Waudda's own mother hadn't lived long enough to meet Kenneth. But Waudda -- whose prognosis had changed for the better -- was about to hold her granddaughter in her arms. "I remember her saying, 'I got my grandbaby, I got my kidney, and I can see my son make it to the NBA,'" Kenneth says.

The NBA was definitely in his future. As a senior, 6-foot-8 Kenneth broke Tim Duncan's NCAA Division I rebounding record -- a dream hatched by Waudda 15 years before on that wretched Newark blacktop. Every rebound has a story, and 1,673 college rebounds later, Kenneth's narrative was clear: Without Waudda, he never would've pushed himself to rebound … without Sister Manasin, he never would've gone to college … without them both, as a lesbian couple, he never would've gotten to the NBA.

He eventually was drafted at No. 22 by the Denver Nuggets in the 2011 draft, right in his hometown of Newark. Waudda didn't re-locate to Denver, because she needed to stay near her doctors in Newark. But Kenneth's father moved to Colorado with Kenneth and encouraged his son to share their family story. So word of Kenneth's journey got out within NBA circles. At the end of his rookie season, in 2012, he sat with NBA executives at the Gay, Lesbian, Straight Education Network's Annual Respect Awards. Unsolicited, he made a donation to GLSEN that night, and he later began working closely with the Gay and Lesbian Alliance Against Defamation.

Alongside his mothers, he attended the Gay and Lesbian parade in New York, and this past winter he became the first NBA player to team up with Athlete's Ally, a group trying to prevent homophobia in sports. His hope always was that if a pro or college athlete wanted to come out, someone would be there to encourage and support him.

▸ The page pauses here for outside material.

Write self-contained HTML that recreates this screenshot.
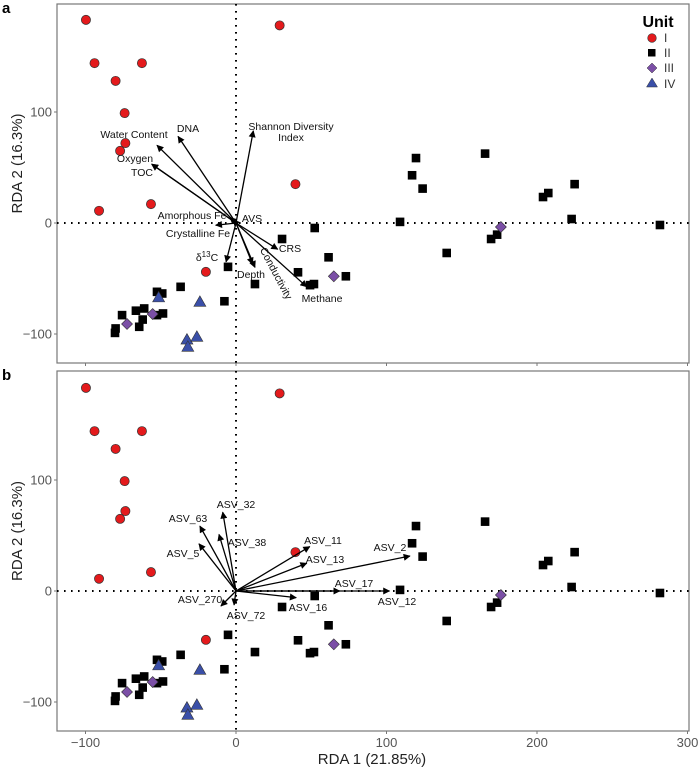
<!DOCTYPE html>
<html><head><meta charset="utf-8"><style>
body{margin:0;background:#fff;}
svg{display:block;font-family:"Liberation Sans",sans-serif;}
</style></head><body>
<svg id="chart" width="699" height="771" viewBox="0 0 699 771" xmlns="http://www.w3.org/2000/svg"></svg>
<script>
// ---- data ----
const unitIx=[-99.7,-94,-62.5,-80,-74,-73.5,-77,-91,-56.5,-20,29,39.5];
const unitIy=[183,144,144,128,99,72,65,11,17,-44,178,35];
const unitIIx=[-80.4,-80,-75.7,-64.3,-66.5,-61,-62,-52.5,-49,-48.5,-52.5,-36.8,-7.7,-5.3,12.6,30.6,52.3,41.2,61.5,49.2,51.8,73,109,119.6,117,124,165.5,140,169.5,173.5,204,207.5,225,223,281.7];
const unitIIy=[-99,-95,-83,-93.5,-79,-77,-87,-62,-63.5,-81.5,-83,-57.5,-70.5,-39.5,-55,-14.4,-4.5,-44.4,-30.9,-56,-55,-48,1,58.5,43,31,62.5,-27,-14.4,-10.5,23.4,27,35,3.6,-1.8];
const unitIIIx=[-72.4,-55.4,65,176];
const unitIIIy=[-91,-82,-48,-3.6];
const unitIVx=[-51.4,-24,-32.6,-26,-32];
const unitIVy=[-67,-71,-105,-102.5,-111.5];
const envNames=["Water Content","DNA","Oxygen","TOC","Shannon Diversity Index","Amorphous Fe","AVS","Crystalline Fe","δ13C","Depth","Conductivity","CRS","Methane"];
const envX=[-52.5,-38.5,-56,-56,11.5,-4,-2,-13.5,-6.6,12.6,11,27.7,47];
const envY=[70,78,53,53,83,5,3,-2,-35,-40,-37,-23.7,-57.5];
const asvNames=["ASV_32","ASV_63","ASV_38","ASV_5","ASV_270","ASV_72","ASV_11","ASV_13","ASV_16","ASV_2","ASV_17","ASV_12"];
const asvX=[-8.8,-24,-11.3,-24.6,-10,-1.3,49,47,40,115.6,69,102];
const asvY=[71,58.5,51,42.5,-13.5,-12.6,40,25,-6,31.5,0,0];
const xTicks=[-100,0,100,200,300];
const yTicks=[-100,0,100];

// ---- layout ----
const NS="http://www.w3.org/2000/svg";
const svg=document.getElementById('chart');
const L=57,R=689,XS=1.505,X0=236,YS=1.11;
const panels=[{top:4,bottom:363,y0:223,label:"a"},{top:371,bottom:731,y0:591,label:"b"}];
function sx(v){return X0+v*XS;}
function mk(tag,attrs,parent){const e=document.createElementNS(NS,tag);for(const k in attrs)e.setAttribute(k,attrs[k]);(parent||svg).appendChild(e);return e;}
function txt(s,x,y,attrs,parent){const t=mk('text',Object.assign({x:x,y:y},attrs),parent);t.textContent=s;return t;}

const defs=mk('defs',{});
const mkr=mk('marker',{id:'ah',viewBox:'0 0 10 10',refX:'9',refY:'5',markerWidth:'9',markerHeight:'7',orient:'auto',markerUnits:'userSpaceOnUse'},defs);
mk('path',{d:'M0,0 L10,5 L0,10 z',fill:'#000'},mkr);

function drawPoints(g,sy){
  unitIx.forEach((v,i)=>{const c=mk('circle',{cx:sx(v),cy:sy(unitIy[i]),r:4.6,fill:'#e41a1c',stroke:'#333','stroke-width':0.7},g);
    });
  unitIIx.forEach((v,i)=>{const r=mk('rect',{x:sx(v)-4.3,y:sy(unitIIy[i])-4.3,width:8.6,height:8.6,fill:'#000'},g);
    });
  unitIIIx.forEach((v,i)=>{const x=sx(v),y=sy(unitIIIy[i]);const p=mk('polygon',{points:`${x},${y-5.5} ${x+5.5},${y} ${x},${y+5.5} ${x-5.5},${y}`,fill:'#7b4fa6',stroke:'#333','stroke-width':0.6},g);
    });
  unitIVx.forEach((v,i)=>{const x=sx(v),y=sy(unitIVy[i]);const p=mk('polygon',{points:`${x},${y-6} ${x+6},${y+4.5} ${x-6},${y+4.5}`,fill:'#3a4fa8',stroke:'#333','stroke-width':0.6},g);
    });
}

panels.forEach((P,pi)=>{
  const g=mk('g',{});
  
  
  const sy=v=>P.y0-v*YS;
  const fr=mk('rect',{x:L,y:P.top,width:R-L,height:P.bottom-P.top,fill:'none',stroke:'#777','stroke-width':1.2},g);
  
  const h=mk('line',{x1:L,x2:R,y1:sy(0),y2:sy(0),stroke:'#000','stroke-width':2,'stroke-dasharray':'1.6,5.4'},g);
  
  const v=mk('line',{x1:sx(0),x2:sx(0),y1:P.top,y2:P.bottom,stroke:'#000','stroke-width':2,'stroke-dasharray':'1.6,5.4'},g);
  
  yTicks.forEach(t=>{
    mk('line',{x1:L-3,x2:L,y1:sy(t),y2:sy(t),stroke:'#777'},g);
    const tl=txt(t===-100?'−100':String(t),L-5,sy(t)+4.5,{'text-anchor':'end','font-size':13,fill:'#555'},g);
    
  });
  xTicks.forEach(t=>{
    mk('line',{x1:sx(t),x2:sx(t),y1:P.bottom,y2:P.bottom+3,stroke:'#777'},g);
    if(pi===1){const tl=txt(t===-100?'−100':String(t),sx(t),P.bottom+16,{'text-anchor':'middle','font-size':13,fill:'#555'},g);
      }
  });
  const yt=txt('RDA 2 (16.3%)',0,0,{'font-size':15,fill:'#222','text-anchor':'middle',transform:`translate(22,${(P.top+P.bottom)/2-20}) rotate(-90)`},g);
  
  const pl=txt(P.label,2,P.top+9,{'font-size':15,'font-weight':'bold',fill:'#000'},g);
  
  drawPoints(g,sy);
  const names=pi===0?envNames:asvNames, ax=pi===0?envX:asvX, ay=pi===0?envY:asvY;
  ax.forEach((x,i)=>{
    const a=mk('line',{x1:sx(0),y1:sy(0),x2:sx(x),y2:sy(ay[i]),stroke:'#000','stroke-width':1.3,'marker-end':'url(#ah)'},g);
    
  });
});

// labels panel a
const sa=[["Water Content",134,138],["DNA",188,132],["Oxygen",135,162],["TOC",142,176],["Shannon Diversity",291,130],["Index",291,141],["Amorphous Fe",192,219],["AVS",252,222],["Crystalline Fe",198,237],["CRS",290,252],["Depth",251,278],["Methane",322,302]];
sa.forEach(l=>{const t=txt(l[0],l[1],l[2],{'text-anchor':'middle','font-size':10.5,fill:'#111'});
  });
const d13=mk('text',{x:207,y:261,'text-anchor':'middle','font-size':10.5,fill:'#111'});
d13.innerHTML='δ<tspan dy="-4" font-size="8">13</tspan><tspan dy="4">C</tspan>';

const cond=txt('Conductivity',0,0,{'text-anchor':'middle','font-size':10.5,fill:'#111',transform:'translate(273,275) rotate(62)'});

// labels panel b
const sb=[["ASV_32",236,508],["ASV_63",188,522],["ASV_38",247,546],["ASV_5",183,557],["ASV_270",200,603],["ASV_72",246,619],["ASV_11",323,544],["ASV_13",325,563],["ASV_16",308,611],["ASV_2",390,551],["ASV_17",354,587],["ASV_12",397,605]];
sb.forEach(l=>{const t=txt(l[0],l[1],l[2],{'text-anchor':'middle','font-size':10.5,fill:'#111'});
  });

// x title
const xt=txt('RDA 1 (21.85%)',372,764,{'text-anchor':'middle','font-size':15,fill:'#222'});


// legend
const lg=mk('g',{});

txt('Unit',658,27,{'text-anchor':'middle','font-size':16,'font-weight':'bold',fill:'#000'},lg);
mk('circle',{cx:652,cy:38,r:4.3,fill:'#e41a1c',stroke:'#333','stroke-width':0.6},lg);
mk('rect',{x:648,y:49,width:7.5,height:7.5,fill:'#000'},lg);
mk('polygon',{points:'652,63 657,68 652,73 647,68',fill:'#7b4fa6',stroke:'#333','stroke-width':0.5},lg);
mk('polygon',{points:'652,78 657.5,87 646.5,87',fill:'#3a4fa8',stroke:'#333','stroke-width':0.5},lg);
[["I",42],["II",57],["III",72],["IV",88]].forEach(e=>{const t=txt(e[0],664,e[1],{'font-size':12,fill:'#333'},lg);
  });
</script>
</body></html>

And then it actually happened. Then there was Jason Collins.

Faried was in the middle of a playoff series against Golden State in the middle of trying to chase down Steph Curry when Collins went public with his revelation. When he kicked a locker room wall after the Nuggets' Game 4 loss, that was the Waudda in him. When he tripped Curry in Game 5, drawing the ire of Warriors coach Mark Jackson, that was the Waudda in him, too. But when he tweeted "all smiles" to Jason Collins and opened himself up to the scrutiny and threw himself back into the fray, that was the Waudda … and the Sister Manasin in him. That was about his mom … and his other mom.